(concurring):
37. Although I concur, I write to reflect upon a statement in the majority opinion that in my judgment may be overly broad and, although technically correct, may be misleading. That statement was: “The court below correctly held that Article 31(b) does not confer a right to assistance of counsel.” ¶ 34. That is just as correct as saying, “The Fifth Amendment to the Constitution does not confer a right to assistance of counsel.” That is correct, at least in the sense that you cannot find those words uttered in the Fifth Amendment, just like you cannot find them uttered in Article 31(b), Uniform Code of Military Justice, 10 USC § 831(b). However, all agree that a military member being interrogated while in custody has the right to a military lawyer. United States v. Tempia, 16 USCMA 629, 37 CMR 249 (1967); Mil. R.Evid. 305(d)(1)(A), Manual for Courts-Martial, United States, 1984. The member must be advised of this right.
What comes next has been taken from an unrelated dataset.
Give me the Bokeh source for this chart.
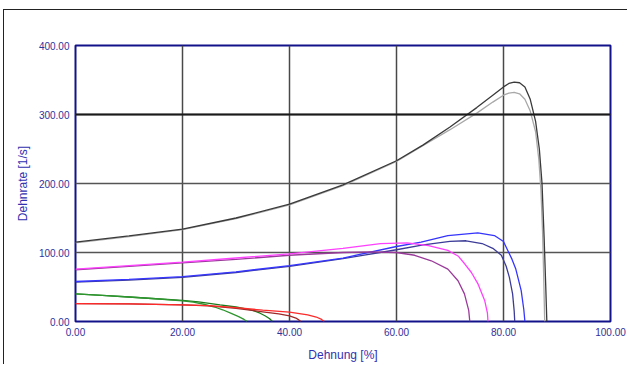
from bokeh.plotting import figure
from bokeh.models import Range1d, FixedTicker, PrintfTickFormatter, Span
from bokeh.embed import file_html
from bokeh.resources import INLINE

# ---- data ----
x_ticks = [0, 20, 40, 60, 80, 100]
y_ticks = [0, 100, 200, 300, 400]

black_x = [0, 10, 20, 30, 40, 50, 60, 65, 70, 75, 78, 80, 81, 82, 83, 84, 85, 86, 86.7, 87.2, 87.6, 87.9, 88.1]
black_y = [115, 124, 134, 150, 170, 198, 233, 256, 282, 310, 328, 340, 345, 347, 346, 340, 322, 290, 250, 200, 120, 50, 0]

gray_x = [0, 10, 20, 30, 40, 50, 60, 65, 70, 75, 78, 80, 81, 82, 83, 84, 85, 86, 86.6, 87.0, 87.3, 87.5, 87.7]
gray_y = [114, 123, 133, 149, 169, 197, 232, 255, 278, 302, 318, 328, 331, 332, 330, 322, 305, 275, 235, 190, 130, 70, 0]

blue_x = [0, 10, 20, 30, 40, 50, 60, 64.6, 69.6, 75.2, 78.3, 80, 80.8, 81.6, 82.3, 83.3, 83.8, 84.0]
blue_y = [58, 61, 65, 72, 81, 92, 108.7, 115, 124.6, 128.5, 124.6, 116, 103, 90, 76, 45, 17, 0]

navy_x = [0, 10, 20, 30, 40, 50, 60, 65, 70, 73, 76, 78, 79.6, 80.5, 81.1, 81.7, 82.0, 82.1]
navy_y = [57, 60, 64, 71, 80, 91, 104, 111, 116, 117, 113, 106, 96, 80, 64, 40, 15, 0]

magenta_x = [0, 10, 20, 30, 40, 50, 57, 62, 66, 69.6, 71.5, 72.7, 74, 75.2, 76.5, 77.0, 77.1]
magenta_y = [76, 81, 86, 92, 98, 106, 113, 114, 110, 103, 95, 84, 71, 55, 30, 12, 0]

purple_x = [0, 10, 20, 30, 40, 50, 55, 60, 63.4, 66.5, 69.6, 71.5, 72.7, 73.5, 73.7]
purple_y = [75, 80, 85, 90, 96, 100, 101, 100, 96, 88, 76, 59, 40, 16, 0]

greenA_x = [0, 5, 10, 15, 20, 22, 24, 26, 27.5, 29, 30.5, 31.5, 32.1]
greenA_y = [40, 38, 35.5, 33, 30, 28, 25, 21, 17, 12, 7, 3, 0]

greenB_x = [0, 5, 10, 15, 20, 23, 27, 30, 32.8, 34.5, 35.5, 36.3, 36.8]
greenB_y = [40, 38, 35.5, 33, 30.5, 28.5, 24, 21, 17, 12, 8, 4, 0]

red_x = [0, 10, 20, 25, 30, 35, 40, 43.4, 45, 46, 46.5]
red_y = [26, 25.5, 24, 23, 20, 16.5, 13.5, 9.6, 6.5, 3, 0]

darkred_x = [0, 10, 20, 25, 30, 35, 38, 40, 41.2, 41.8, 42.1]
darkred_y = [26, 25.5, 24, 22.5, 19, 14, 11, 8, 5, 2, 0]

# ---- figure ----
p = figure(width=624, height=355, output_backend="svg", toolbar_location=None,
           x_range=Range1d(0, 100), y_range=Range1d(0, 400),
           min_border_left=71, min_border_right=18, min_border_top=35, min_border_bottom=44,
           margin=(9, 0, 0, 3),
           styles={"border-top": "1px solid #222222", "border-left": "1px solid #222222"})
p.background_fill_color = "white"
p.border_fill_color = "white"
p.outline_line_color = "#12128a"
p.outline_line_width = 2

p.xaxis.ticker = FixedTicker(ticks=x_ticks)
p.yaxis.ticker = FixedTicker(ticks=y_ticks)
for ax in (p.xaxis, p.yaxis):
    ax.formatter = PrintfTickFormatter(format="%.2f")
    ax.axis_line_color = None
    ax.major_tick_line_color = None
    ax.minor_tick_line_color = None
    ax.major_tick_out = 0
    ax.major_tick_in = 0
    ax.minor_tick_out = 0
    ax.minor_tick_in = 0
    ax.major_label_text_font = "Liberation Sans"
    ax.major_label_text_font_size = "10px"
    ax.major_label_text_color = "#30309a"
    ax.major_label_standoff = 6
    ax.axis_label_text_font = "Liberation Sans"
    ax.axis_label_text_font_size = "12px"
    ax.axis_label_text_font_style = "normal"
    ax.axis_label_text_color = "#3030b0"

p.xaxis.axis_label = "Dehnung [%]"
p.yaxis.axis_label = "Dehnrate [1/s]"
p.xaxis.axis_label_standoff = 9
p.yaxis.axis_label_standoff = 6

p.xgrid.grid_line_color = "#484848"
p.xgrid.grid_line_width = 1.5
p.ygrid.grid_line_color = "#555555"
p.ygrid.grid_line_width = 1.5
p.add_layout(Span(location=y_ticks[3], dimension="width", line_color="#1a1a1a", line_width=2))

lw = 1.3
p.line(gray_x, gray_y, line_color="#a8a8a8", line_width=lw)
p.line(black_x, black_y, line_color="#3a3a3a", line_width=lw)
p.line(navy_x, navy_y, line_color="#3c3c98", line_width=lw)
p.line(blue_x, blue_y, line_color="#3535ff", line_width=lw)
p.line(purple_x, purple_y, line_color="#9a3a9a", line_width=lw)
p.line(magenta_x, magenta_y, line_color="#ff40ff", line_width=lw)
p.line(greenB_x, greenB_y, line_color="#1a7a1a", line_width=lw)
p.line(greenA_x, greenA_y, line_color="#2e962e", line_width=lw)
p.line(darkred_x, darkred_y, line_color="#a02828", line_width=lw)
p.line(red_x, red_y, line_color="#ff2a2a", line_width=lw)

open("out.html", "w").write(file_html(p, INLINE))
38. Furthermore, Tempia gives us a rather broad definition of the idea of “custody.” There, Judge Ferguson stated:
The test to be applied is not whether the accused, technically, has been taken into custody, but, absent that, whether he has been “otherwise deprived of his freedom of action in any significant way.” Miranda, supra, at page 444, 86 S.Ct. at page 1612. Here the accused was clearly summoned for interrogation. Had he not obeyed, he would have undoubtedly subjected himself to being penalized for a failure to repair. In the military, unlike civil life, a suspect may be required to report and submit to questioning quite without regard to warrants or other legal process. It ignores the realities of that situation to say that one ordered to appear for interrogation has not been significantly deprived of his freedom of action____
16 USCMA at 636, 37 CMR at 256 (citations omitted).
39. Importantly, in this case the Naval Criminal Investigative Service (NCIS) agents did indeed scrupulously advise appellant that he enjoyed the right to counsel. This advice was incorporated into the advice given pursuant to Article 31(b). Appellant most certainly understood the advice because he exercised his right to consult with counsel. Unfortunately, he was denied counsel.
40. Arguably, the NCIS agents perceived that appellant’s “freedom of action” was being limited in a “significant way.” Otherwise, why would they give the advice? And even if the advice was not required, should not the Government be bound by the lawful acts of its agents when they are acting within their scope of authority?
41. In any event, I agree with Judge Gierke that the court below overstepped the boundaries of the appeal under Article 62, UCMJ, 10 USC § 862. Appellant should have the opportunity to further litigate his motion to suppress. Among the questions remaining to be resolved is the query: What does it mean in terms of voluntariness to “waive” the right to counsel if counsel has just told you that you have no right to his services? See Johnson v. Zerbst, 304 U.S. 458, 464, 58 S.Ct. 1019, 1023, 82 L.Ed. 1461 (1938).